Reconocerme en lo ajeno: Pensar la identidad desde el sur
Al llegar a Cusco tuve un sentimiento dual: una cierta familiaridad, pero también un fuerte contraste con mi último año en España. Recordé mi ciudad natal, Cúcuta, que al igual que Cusco, es una ciudad secundaria en el contexto nacional —en este caso, de Colombia. Me sorprendió sentir que había perdido algunas de mis “habilidades latinas”. La ciudad me recibió con cierta hostilidad: tráfico denso, mucho movimiento, escaso espacio peatonal, basura en las calles, perros callejeros, trabajadores informales, ruido constante… Era como si uno tuviera que pelear por el espacio, por el derecho a habitar la calle.
Me sentí confundida al principio, pero rápidamente me fui adaptando al ritmo y movimiento. La calidez de las personas que me recibieron contrastaba con la crudeza del entorno, que refleja profundas brechas sociales: desigualdad, pobreza y falta de gestión del espacio público. Cabe aclarar que mi percepción se construye desde la zona central de Cusco, que —como bien se observa en muchas ciudades latinoamericanas— suele concentrar estas dinámicas.
Más adelante, al explorar el centro histórico, me sorprendió encontrar un espacio mucho más ordenado y turístico. Allí se refleja, casi físicamente, la historia de Perú y de América Latina: la mezcla, el mestizaje. Las iglesias coloniales se alzan sobre los templos sagrados de los incas, y los turistas —en su mayoría extranjeros— conviven con las personas locales dedicadas al comercio y al turismo. En ese momento resonaron en mi mente algunas reflexiones de Silvia Rivera Cusicanqui sobre la identidad mestiza como una forma de colonización interna, que disfraza las relaciones de poder bajo la idea de una armonía cultural. Rivera plantea que:
“El mestizaje ha sido una trampa ideológica que busca borrar la memoria indígena y reproducir la dominación colonial desde adentro.”
—Silvia Rivera Cusicanqui, Ch’ixinakax utxiwa: Una reflexión sobre prácticas y discursos descolonizadores
Esto me hizo reflexionar aún más sobre el contraste con Colombia, donde lo indígena ha sido mucho más invisibilizado. En muchos sentidos, hemos adoptado un modelo occidentalizado que tiende a negar esa otra parte de nuestra identidad.

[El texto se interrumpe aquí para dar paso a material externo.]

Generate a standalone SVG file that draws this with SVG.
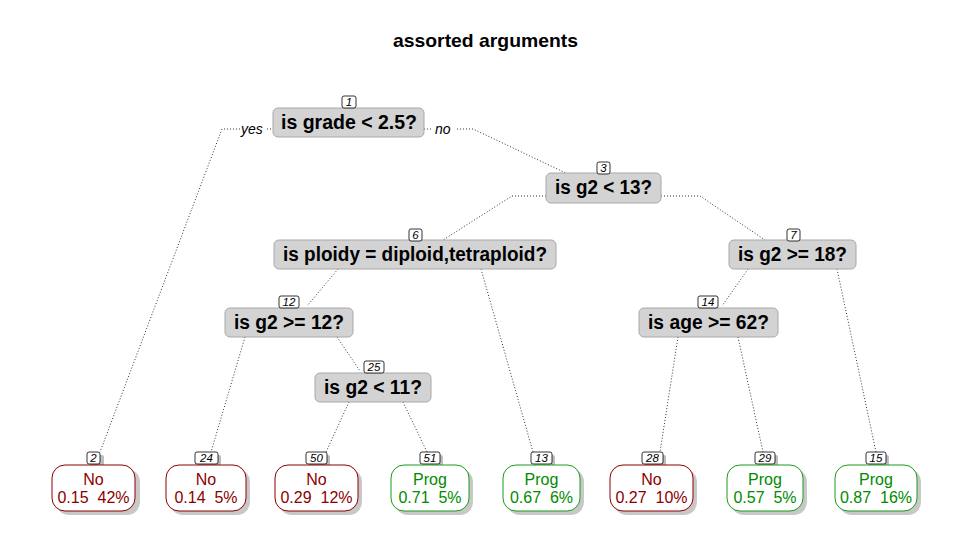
<svg xmlns="http://www.w3.org/2000/svg" width="970" height="544" viewBox="0 0 970 544">
<style>
.title{font-family:"Liberation Sans",Arial,sans-serif;font-weight:bold;font-size:19px;fill:#000}
.split{fill:#d3d3d3;stroke:#a8a8a8;stroke-width:1}
.slab{font-family:"Liberation Sans",Arial,sans-serif;font-weight:bold;font-size:19.5px;fill:#000;text-anchor:middle}
.num{fill:#fff;stroke:#000;stroke-width:0.8}
.nsh{fill:#bdbdbd}
.ntxt{font-family:"Liberation Sans",Arial,sans-serif;font-style:italic;font-size:11.5px;fill:#000;text-anchor:middle}
.lsh{fill:#c8c8c8}
.leafNo{fill:#fff;stroke:#8b0000;stroke-width:1}
.leafProg{fill:#fff;stroke:#1a9a1a;stroke-width:1}
.ltxt{font-family:"Liberation Sans",Arial,sans-serif;font-size:16px;text-anchor:middle}
.tNo{fill:#8b0000}
.tProg{fill:#008b00}
.edge{fill:none;stroke:#333;stroke-width:1;stroke-dasharray:1 2}
.yn{font-family:"Liberation Sans",Arial,sans-serif;font-style:italic;font-size:14px;fill:#000}
</style>
<rect width="970" height="544" fill="#fff"/>
<text class="title" x="485.5" y="47" text-anchor="middle" textLength="185" lengthAdjust="spacingAndGlyphs">assorted arguments</text>

<g id="connectors">
<path class="edge" d="M240,129 H222 L100,452"/>
<path class="edge" d="M267,129 H273"/>
<path class="edge" d="M424,129 H432"/>
<path class="edge" d="M457,129 H473 L570,175"/>
<path class="edge" d="M546,196 H512 L443,240"/>
<path class="edge" d="M661,196 H700 L765,240"/>
<path class="edge" d="M338,269 L307,306"/>
<path class="edge" d="M481,269 L533,452"/>
<path class="edge" d="M245,337 L211,452"/>
<path class="edge" d="M337,337 L360,371"/>
<path class="edge" d="M349,402 L326,452"/>
<path class="edge" d="M403,402 L427,452"/>
<path class="edge" d="M748,269 L722,306"/>
<path class="edge" d="M837,269 L876,452"/>
<path class="edge" d="M678,337 L660,452"/>
<path class="edge" d="M738,337 L763,452"/>
<text class="yn" x="241" y="134">yes</text>
<text class="yn" x="435" y="134">no</text>
</g>

<g id="node1">
<rect class="split" x="273" y="108" width="151" height="29" rx="5"/>
<text class="slab" x="349" y="129" textLength="136" lengthAdjust="spacingAndGlyphs">is grade &lt; 2.5?</text>
<rect class="num" x="342" y="96" width="14" height="12" rx="2"/>
<text class="ntxt" x="349" y="106">1</text>
</g>

<g id="node3">
<rect class="split" x="546" y="173" width="115" height="30" rx="5"/>
<text class="slab" x="603.5" y="194" textLength="97" lengthAdjust="spacingAndGlyphs">is g2 &lt; 13?</text>
<rect class="num" x="597" y="162" width="13" height="12" rx="2"/>
<text class="ntxt" x="603.5" y="172">3</text>
</g>

<g id="node6">
<rect class="split" x="274" y="240" width="282" height="29" rx="5"/>
<text class="slab" x="415" y="261" textLength="264" lengthAdjust="spacingAndGlyphs">is ploidy = diploid,tetraploid?</text>
<rect class="num" x="409" y="229" width="13" height="12" rx="2"/>
<text class="ntxt" x="415.5" y="239">6</text>
</g>

<g id="node12">
<rect class="split" x="225" y="308" width="128" height="29" rx="5"/>
<text class="slab" x="289" y="329" textLength="110" lengthAdjust="spacingAndGlyphs">is g2 &gt;= 12?</text>
<rect class="num" x="279" y="296" width="20" height="12" rx="2"/>
<text class="ntxt" x="289" y="306">12</text>
</g>

<g id="node25">
<rect class="split" x="315" y="373" width="116" height="29" rx="5"/>
<text class="slab" x="373" y="394" textLength="98" lengthAdjust="spacingAndGlyphs">is g2 &lt; 11?</text>
<rect class="num" x="364" y="361" width="20" height="12" rx="2"/>
<text class="ntxt" x="374" y="371">25</text>
</g>

<g id="node7">
<rect class="split" x="729" y="240" width="127" height="29" rx="5"/>
<text class="slab" x="792.5" y="261" textLength="109" lengthAdjust="spacingAndGlyphs">is g2 &gt;= 18?</text>
<rect class="num" x="787" y="229" width="13" height="12" rx="2"/>
<text class="ntxt" x="793.5" y="239">7</text>
</g>

<g id="node14">
<rect class="split" x="639" y="308" width="139" height="29" rx="5"/>
<text class="slab" x="708.5" y="329" textLength="121" lengthAdjust="spacingAndGlyphs">is age &gt;= 62?</text>
<rect class="num" x="698" y="296" width="20" height="12" rx="2"/>
<text class="ntxt" x="708" y="306">14</text>
</g>

<g id="leaf2">
<rect class="nsh" x="90" y="455" width="14" height="12" rx="2"/>
<rect class="num" x="87" y="452" width="13" height="12" rx="2"/>
<text class="ntxt" x="93.5" y="462">2</text>
<rect class="lsh" x="56" y="469" width="84" height="46" rx="13"/>
<rect class="leafNo" x="52" y="465" width="83" height="46" rx="13"/>
<text class="ltxt tNo" x="93.5" y="485">No</text>
<text class="ltxt tNo" x="93.5" y="503" xml:space="preserve">0.15  42%</text>
</g>

<g id="leaf24">
<rect class="nsh" x="198" y="455" width="23" height="12" rx="2"/>
<rect class="num" x="195" y="452" width="23" height="12" rx="2"/>
<text class="ntxt" x="206.5" y="462">24</text>
<rect class="lsh" x="170" y="469" width="80" height="46" rx="13"/>
<rect class="leafNo" x="166" y="465" width="80" height="46" rx="13"/>
<text class="ltxt tNo" x="206" y="485">No</text>
<text class="ltxt tNo" x="206" y="503" xml:space="preserve">0.14  5%</text>
</g>

<g id="leaf50">
<rect class="nsh" x="309" y="455" width="21" height="12" rx="2"/>
<rect class="num" x="306" y="452" width="21" height="12" rx="2"/>
<text class="ntxt" x="316.5" y="462">50</text>
<rect class="lsh" x="279" y="469" width="83" height="46" rx="13"/>
<rect class="leafNo" x="275" y="465" width="83" height="46" rx="13"/>
<text class="ltxt tNo" x="316.5" y="485">No</text>
<text class="ltxt tNo" x="316.5" y="503" xml:space="preserve">0.29  12%</text>
</g>

<g id="leaf51">
<rect class="nsh" x="423" y="455" width="20" height="12" rx="2"/>
<rect class="num" x="420" y="452" width="20" height="12" rx="2"/>
<text class="ntxt" x="430" y="462">51</text>
<rect class="lsh" x="395" y="469" width="78" height="46" rx="13"/>
<rect class="leafProg" x="391" y="465" width="78" height="46" rx="13"/>
<text class="ltxt tProg" x="430" y="485">Prog</text>
<text class="ltxt tProg" x="430" y="503" xml:space="preserve">0.71  5%</text>
</g>

<g id="leaf13">
<rect class="nsh" x="534" y="455" width="21" height="12" rx="2"/>
<rect class="num" x="531" y="452" width="21" height="12" rx="2"/>
<text class="ntxt" x="541.5" y="462">13</text>
<rect class="lsh" x="507" y="469" width="77" height="46" rx="13"/>
<rect class="leafProg" x="503" y="465" width="77" height="46" rx="13"/>
<text class="ltxt tProg" x="541.5" y="485">Prog</text>
<text class="ltxt tProg" x="541.5" y="503" xml:space="preserve">0.67  6%</text>
</g>

<g id="leaf28">
<rect class="nsh" x="645" y="455" width="21" height="12" rx="2"/>
<rect class="num" x="642" y="452" width="21" height="12" rx="2"/>
<text class="ntxt" x="652.5" y="462">28</text>
<rect class="lsh" x="614" y="469" width="83" height="46" rx="13"/>
<rect class="leafNo" x="610" y="465" width="83" height="46" rx="13"/>
<text class="ltxt tNo" x="651.5" y="485">No</text>
<text class="ltxt tNo" x="651.5" y="503" xml:space="preserve">0.27  10%</text>
</g>

<g id="leaf29">
<rect class="nsh" x="758" y="455" width="20" height="12" rx="2"/>
<rect class="num" x="755" y="452" width="20" height="12" rx="2"/>
<text class="ntxt" x="765" y="462">29</text>
<rect class="lsh" x="731" y="469" width="76" height="46" rx="13"/>
<rect class="leafProg" x="727" y="465" width="76" height="46" rx="13"/>
<text class="ltxt tProg" x="765" y="485">Prog</text>
<text class="ltxt tProg" x="765" y="503" xml:space="preserve">0.57  5%</text>
</g>

<g id="leaf15">
<rect class="nsh" x="869" y="455" width="20" height="12" rx="2"/>
<rect class="num" x="866" y="452" width="20" height="12" rx="2"/>
<text class="ntxt" x="876" y="462">15</text>
<rect class="lsh" x="839" y="469" width="82" height="46" rx="13"/>
<rect class="leafProg" x="835" y="465" width="82" height="46" rx="13"/>
<text class="ltxt tProg" x="876" y="485">Prog</text>
<text class="ltxt tProg" x="876" y="503" xml:space="preserve">0.87  16%</text>
</g>
</svg>
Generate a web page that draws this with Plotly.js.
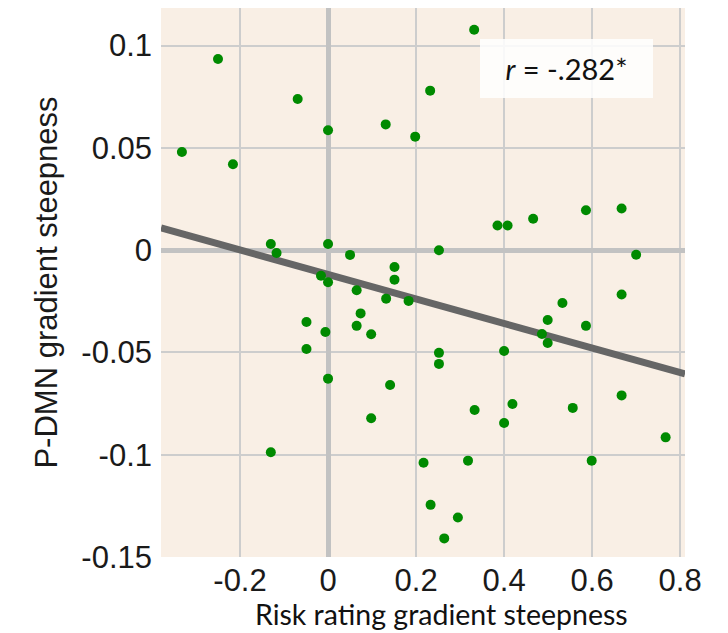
<!DOCTYPE html>
<html>
<head>
<meta charset="utf-8">
<script src="https://cdn.plot.ly/plotly-3.0.1.min.js"></script>
<style>html,body{margin:0;padding:0;background:#fff;}#chart{width:728px;height:633px;}</style>
</head>
<body>
<div id="chart"></div>
<script>
// Risk rating gradient steepness (x) vs P-DMN gradient steepness (y)
const riskX = [0.332, -0.332, -0.25, -0.216, -0.069, 0.0, 0.131, 0.198, 0.232,
  -0.13, -0.117, 0.0, 0.05, 0.252, 0.151, 0.151, -0.016, 0.0, 0.065, 0.132, 0.183,
  0.074, -0.049, 0.065, -0.006, 0.098, -0.049, 0.252, 0.252, 0.0, 0.141, 0.098,
  -0.13, 0.217, 0.233, 0.264, 0.295, 0.318, 0.333, 0.419, 0.40, 0.40, 0.499, 0.486,
  0.499, 0.5325, 0.586, 0.667, 0.667, 0.556, 0.599, 0.767, 0.385, 0.408, 0.466,
  0.586, 0.667, 0.70];
const pdmnY = [0.1078, 0.048, 0.0935, 0.042, 0.0739, 0.0586, 0.0615, 0.0555, 0.078,
  0.003, -0.0014, 0.003, -0.0023, 0.0, -0.0082, -0.0144, -0.0125, -0.0157, -0.0196, -0.0237, -0.0248,
  -0.0309, -0.0351, -0.037, -0.040, -0.0411, -0.0483, -0.0502, -0.0556, -0.0628, -0.0659, -0.0822,
  -0.0988, -0.1039, -0.1245, -0.1409, -0.1307, -0.1029, -0.0781, -0.0752, -0.0845, -0.0493, -0.0341, -0.041,
  -0.0454, -0.0258, -0.037, -0.0217, -0.071, -0.0771, -0.1029, -0.0915, 0.0121, 0.0121, 0.0154,
  0.0195, 0.0204, -0.0022];
// regression line end points
const fitX = [-0.3795, 0.811];
const fitY = [0.0109, -0.0605];

const xTickVals = [-0.2, 0, 0.2, 0.4, 0.6, 0.8];
const xTickText = ['-0.2', '0', '0.2', '0.4', '0.6', '0.8'];
const yTickVals = [-0.15, -0.1, -0.05, 0, 0.05, 0.1];
const yTickText = ['-0.15', '-0.1', '-0.05', '0', '0.05', '0.1'];

const xTitle = 'Risk rating gradient steepness';
const yTitle = 'P-DMN gradient steepness';
const rText = '<i>r</i> = -.282*';

const traces = [
  {x: fitX, y: fitY, type: 'scatter', mode: 'lines',
   line: {color: '#666666', width: 7}, hoverinfo: 'skip'},
  {x: riskX, y: pdmnY, type: 'scatter', mode: 'markers',
   marker: {color: '#008a00', size: 10}}
];

const sansFam = 'Arial, Liberation Sans, sans-serif';
const tickFont = {family: sansFam, size: 31, color: '#1a1a1a'};

const layout = {
  width: 728, height: 633,
  margin: {l: 161, r: 43, t: 8, b: 76, pad: 0},
  paper_bgcolor: '#ffffff',
  plot_bgcolor: '#f9efe5',
  showlegend: false,
  font: {family: sansFam},
  xaxis: {
    range: [-0.3795, 0.811], tickvals: xTickVals, ticktext: xTickText,
    showgrid: true, gridcolor: '#cdcdcd', gridwidth: 2,
    zeroline: true, zerolinecolor: '#c2c2c2', zerolinewidth: 5,
    showline: false, ticks: '', tickfont: tickFont, ticklabelstandoff: 2
  },
  yaxis: {
    range: [-0.15, 0.1184], tickvals: yTickVals, ticktext: yTickText,
    showgrid: true, gridcolor: '#cdcdcd', gridwidth: 2,
    zeroline: true, zerolinecolor: '#c2c2c2', zerolinewidth: 5,
    showline: false, ticks: '', tickfont: tickFont, ticklabelstandoff: 8,
    title: {text: yTitle, font: {family: sansFam, size: 31, color: '#1a1a1a'}, standoff: 14}
  },
  annotations: [
    {xref: 'paper', yref: 'paper', x: 0.535, y: -0.104, xanchor: 'center', yanchor: 'middle',
     text: xTitle, showarrow: false,
     font: {family: 'Lato, Open Sans, sans-serif', size: 28.5, color: '#111111'}},
    {xref: 'paper', yref: 'paper', x: 0.774, y: 0.8898, xanchor: 'center', yanchor: 'middle',
     text: rText, showarrow: false, width: 173, height: 59, borderpad: 0, borderwidth: 0,
     bgcolor: 'rgba(255,255,255,0.85)',
     font: {family: 'Lato, Open Sans, sans-serif', size: 29, color: '#111111'}}
  ]
};

Plotly.newPlot('chart', traces, layout, {staticPlot: true, displayModeBar: false});
</script>
</body>
</html>
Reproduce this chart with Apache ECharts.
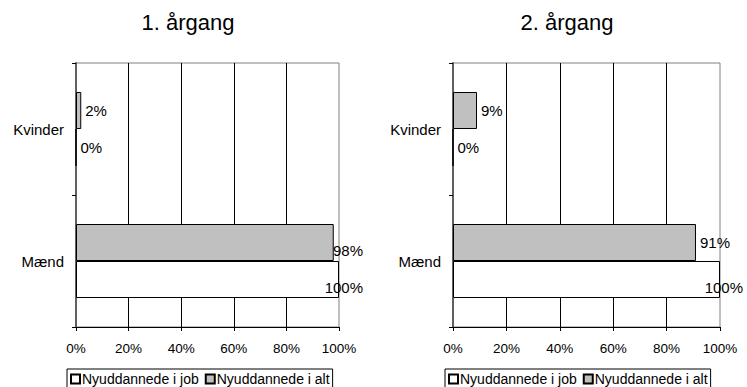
<!DOCTYPE html>
<html>
<head>
<meta charset="utf-8">
<script src="https://cdn.jsdelivr.net/npm/echarts@6/dist/echarts.min.js"></script>
<style>
  html, body { margin: 0; padding: 0; background: #fff; }
  #chart { width: 747px; height: 387px; }
</style>
</head>
<body>
<div id="chart"></div>
<script>
// Categories, bottom to top on the y axis
const categories = ['Mænd', 'Kvinder'];
const panelTitles = ['1. årgang', '2. årgang'];
const seriesNames = ['Nyuddannede i job', 'Nyuddannede i alt'];

// Share (%) per panel, in category order
const jobYear1 = [100, 0];
const altYear1 = [98, 2];
const jobYear2 = [100, 0];
const altYear2 = [91, 9];

const xTicks = { min: 0, max: 100, interval: 20 };

const FONT = 'Liberation Sans, Arial, sans-serif';

// panel layout: plot rectangles and the right edge labels may not pass
const panels = [
  { grid: { left: 76, right: 408, top: 63, bottom: 60 }, center: 183, legendLeft: 67, labelLimit: 363 },
  { grid: { left: 453, right: 27, top: 63, bottom: 60 }, center: 562, legendLeft: 445, labelLimit: 743 }
];

const panelData = [
  { 'Nyuddannede i job': jobYear1, 'Nyuddannede i alt': altYear1 },
  { 'Nyuddannede i job': jobYear2, 'Nyuddannede i alt': altYear2 }
];
const fills = { 'Nyuddannede i job': '#ffffff', 'Nyuddannede i alt': '#c0c0c0' };
// the first series in a group is drawn uppermost, so "i alt" goes first
const drawOrder = ['Nyuddannede i alt', 'Nyuddannede i job'];

const grids = [], xAxes = [], yAxes = [], series = [], legends = [], titles = [];

panels.forEach((p, i) => {
  grids.push(Object.assign({
    show: true, borderColor: '#808080', borderWidth: 1, backgroundColor: '#fff'
  }, p.grid));

  xAxes.push({
    type: 'value', gridIndex: i,
    min: xTicks.min, max: xTicks.max, interval: xTicks.interval,
    axisLine: { show: true, lineStyle: { color: '#000', width: 1 } },
    axisTick: { show: true, length: 4, lineStyle: { color: '#000' } },
    axisLabel: { formatter: '{value}%', fontFamily: FONT, fontSize: 13.5, color: '#000', margin: 14 },
    splitLine: { show: true, showMaxLine: false, lineStyle: { color: '#000', width: 1 } }
  });

  yAxes.push({
    type: 'category', gridIndex: i, data: categories,
    axisLine: { show: true, lineStyle: { color: '#606060', width: 2 } },
    axisTick: { show: true, length: 4, lineStyle: { color: '#000' } },
    axisLabel: { fontFamily: FONT, fontSize: 15, color: '#000', margin: 12 },
    splitLine: { show: false }
  });

  drawOrder.forEach((name) => {
    series.push({
      type: 'bar', name: name,
      xAxisIndex: i, yAxisIndex: i,
      data: panelData[i][name],
      barWidth: 37, barGap: '0%',
      itemStyle: { color: fills[name], borderColor: '#000', borderWidth: 1 },
      label: {
        show: true, position: 'right', distance: 4,
        formatter: '{c}%', fontFamily: FONT, fontSize: 15, color: '#000'
      },
      labelLayout: (params) => {
        const r = params.labelRect;
        if (r.x + r.width > p.labelLimit) return { x: p.labelLimit - r.width };
        return {};
      },
      emphasis: { disabled: true },
      animation: false
    });
  });

  legends.push({
    data: seriesNames,
    left: p.legendLeft, top: 369,
    orient: 'horizontal',
    borderColor: '#000', borderWidth: 1,
    padding: [3, 3, 4, 3],
    itemWidth: 9, itemHeight: 9, itemGap: 6,
    icon: 'rect',
    textStyle: { fontFamily: FONT, fontSize: 14, color: '#000', padding: [0, 0, 0, -3] },
    selectedMode: false
  });

  titles.push({
    text: panelTitles[i],
    left: p.center, top: 6,
    textAlign: 'center',
    textStyle: { fontFamily: FONT, fontSize: 22, fontWeight: 'normal', color: '#000' }
  });
});

const chart = echarts.init(document.getElementById('chart'), null, { renderer: 'svg' });
chart.setOption({
  backgroundColor: '#fff',
  animation: false,
  title: titles,
  legend: legends,
  grid: grids,
  xAxis: xAxes,
  yAxis: yAxes,
  series: series
});
</script>
</body>
</html>
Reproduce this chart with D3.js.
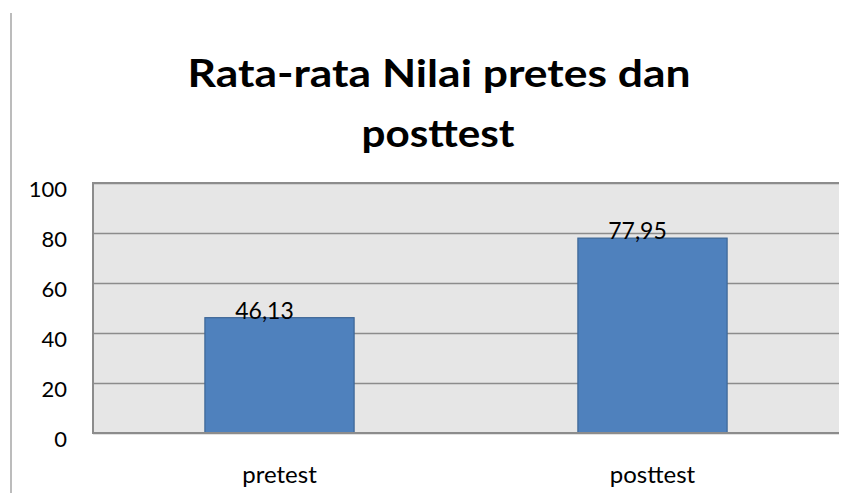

En cambio, en Perú, el pasado precolombino no solo es más visible, sino también motivo de orgullo y, paradójicamente, motor del turismo. Sin embargo, esa visibilidad no garantiza inclusión. Las comunidades campesinas y quechua-hablantes siguen siendo de las más vulnerables y excluidas del país, como lo pude constatar durante mis primeros días de voluntariado, cuando asistí a un taller de habilidades blandas en una comunidad alejada.
Esta es mi primera vez viviendo en otro país de América Latina, y la experiencia me ha llevado a cuestionarme sobre la identidad latinoamericana y su significado: ¿Cuáles son nuestras coincidencias?, ¿Cuáles nuestras diferencias?, ¿es posible hablar de una identidad compartida basada en el pasado colonial y en los problemas sociales comunes que nos aquejan?
Me reconozco extranjera —en Perú y también en España. Soy “la otra” para mis compañeros de voluntariado, y también para muchas personas peruanas. Y sin embargo, es justamente esta idea de una identidad “latina” la que me ha permitido sentirme parte de algo mayor: de historias, referencias, prácticas y cosmovisiones compartidas. Al mismo tiempo, también soy voluntaria proveniente de España, con los privilegios que implica haber podido estudiar y vivir allí. Paradójicamente, eso también ha moldeado mi experiencia en Perú, acercándome más a mis compañeros europeos, con quienes he podido compartir, comparar, aprender y conectar.